5 Types Of People You Always See At Starbucks And What They’re Drinking

Daniel Landers
I'm a tri-coastal songwriter, but I spend most of my time in New York City. When I'm not performing, writing, or working in the studio, I'm playing the stock market and being fascinated by humans and their interaction — so I can write about it for 20Something. Oh, I can talk to animals.

New York is a city unlike any other — filled with constant energy, excessive wealth, endless romance, immeasurable power, and a Starbucks on at least every corner. And yet, the same five people seem to be at every single location, no matter where you go.

The Squatter

The Squatter has seemingly been in the exact same location for weeks. He’s usually a male in his 50s with his own mug from home, and a way-past-five-o-clock-shadow. His glasses sit at the end of his nose, and his exaggerated interaction with his mountain of notebooks, pens, and papers make you think he’s putting on a show, and that you might be on an episode of Boiling Points. He yells into his Nokia phone (most likely with no one on the other end), and wants you to think he’s doing big business. However, his stained Fedora and 1998 Gateway laptop that doesn’t connect to Wi-Fi tell a very different story. The Squatter has turned “his” table into a rent-free office, even though he most definitely is unemployed and/or retired.


The Cool Teens

They’re done with school for the day, and ready to throw down and celebrate with a round of Frappuccinos! Because they’re trying to seem more mature, they go to Starbucks because grown-ups drink coffee (duh). However, they always order chocolate/strawberry/caramel Frappuccinos. Within their squad, there are always a guy and a girl that share each other’s drinks, giggling, and seem to be a couple. She’s flirty and he loves it. However, she’s only using him for the fraps, and although he understands, he still tries to unfriendzone himself by buying everyone $40 worth of gut-busting coffee milkshakes. Good luck with that, and puberty.


The Backpackers

They’re dripping in sweat, in dusty hiking gear and sensible sunglasses on their heads. As they drink their waters (a cringeworthy word at Starb’s), you gather that they’re in their early 30s, and they just got married — as if you couldn’t tell by his light-weight cargo pants. She’s wearing a bandana on her neck, and he’s wearing one on his arm, even though he is neither a Blood nor a Crip.

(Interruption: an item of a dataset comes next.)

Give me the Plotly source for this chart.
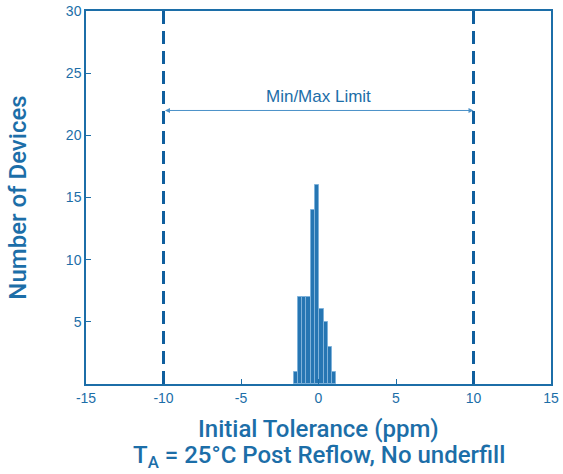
import plotly.graph_objects as go

# Data
bin_centers = [-1.46, -1.19, -0.91, -0.64, -0.36, -0.09, 0.19, 0.46, 0.74, 1.01]
counts = [1, 7, 7, 7, 14, 16, 6, 5, 3, 1]
bin_width = 0.275
limits = [-10, 10]
x_ticks = [-15, -10, -5, 0, 5, 10, 15]
x_tick_labels = ["-15", "-10", "-5", "0", "5", "10", "15"]
y_ticks = [5, 10, 15, 20, 25, 30]

blue = "#1c6ea8"
tickfont = dict(family="Liberation Sans, Arial", size=14, color=blue)
titlefont = dict(family="Roboto", size=24, color=blue, weight=500)
fig = go.Figure()
fig.add_trace(go.Bar(x=bin_centers, y=counts, width=bin_width,
                     marker=dict(color="#2676b3", line=dict(color="#7fb2da", width=1)),
                     showlegend=False))
for lx in limits:
    fig.add_shape(type="line", x0=lx, x1=lx, y0=0, y1=30, xref="x", yref="y",
                  line=dict(color="#0f5f9e", width=3, dash="13px,7px"))
fig.add_annotation(x=limits[1], y=22, ax=limits[0], ay=22, xref="x", yref="y",
                   axref="x", ayref="y", text="", showarrow=True,
                   arrowhead=2, arrowside="end+start", arrowsize=1, arrowwidth=1,
                   arrowcolor="#4a90c8")
fig.add_annotation(x=0, y=23.1, xref="x", yref="y", text="Min/Max Limit", showarrow=False,
                   yanchor="middle", font=dict(family="Liberation Sans, Arial", size=17, color=blue))
fig.add_annotation(x=0.5, y=-0.12, xref="paper", yref="paper",
                   text="Initial Tolerance (ppm)",
                   showarrow=False, yanchor="middle", font=titlefont)
fig.add_annotation(x=0.5, y=-0.195, xref="paper", yref="paper",
                   text="T<sub>A</sub> = 25°C Post Reflow, No underfill",
                   showarrow=False, yanchor="middle", font=titlefont)
fig.update_layout(
    width=563, height=474, plot_bgcolor="white", paper_bgcolor="white",
    margin=dict(l=86, r=12, t=11, b=90, autoexpand=False), bargap=0,
    xaxis=dict(range=[-15, 15], tickvals=x_ticks, ticktext=x_tick_labels,
               ticks="inside", ticklen=5,
               tickcolor=blue, linecolor=blue, linewidth=1.5, mirror=True,
               showgrid=False, zeroline=False, tickfont=tickfont),
    yaxis=dict(range=[0, 30], tickvals=y_ticks, ticks="inside", ticklen=5,
               tickcolor=blue, linecolor=blue, linewidth=1.5, mirror=True,
               showgrid=False, zeroline=False,
               title=dict(text="Number of Devices", standoff=32, font=titlefont),
               tickfont=tickfont),
)
fig.write_html("out.html", config={"displayModeBar": False},
               post_script="document.body.style.margin='0';")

Where did the come from? What is in all those backpacks? Why was their honeymoon hiking trip on the Upper East Side?


The Golden Child

Her name is usually Tiffany (or Becky with the good hair) and she’s still stuck in the 2006 Starbucks golden era when people wore Juicy Couture sweatpants with UGGs, oversized sunglasses, and an impressive venti drink. Although she has externally moved on from those days and is dressed well, internally, she is sipping her drink with Lindsay Lohan and Paris Hilton, and petting a malnourished Chihuahua. Her drink orders are complicated, her phone conversations are too loud and public, and when she texts, her nails bang against the screen like a simpleton’s finger against a fish tank.


The Writer

You are the writer. You are the only sane person in this establishment. You are brilliant. You are observational. You is kind, smart, and important.


Perhaps Starbucks is just a microcosm of the rest of the world, or at least New York. And if there’s anything I’ve learned from living in NYC it’s that you should be kind to everyone, embrace the freaks, and above all, ALWAYS share the passcode for the bathroom (the passcode at 90th and First Ave is 10000…you’re welcome).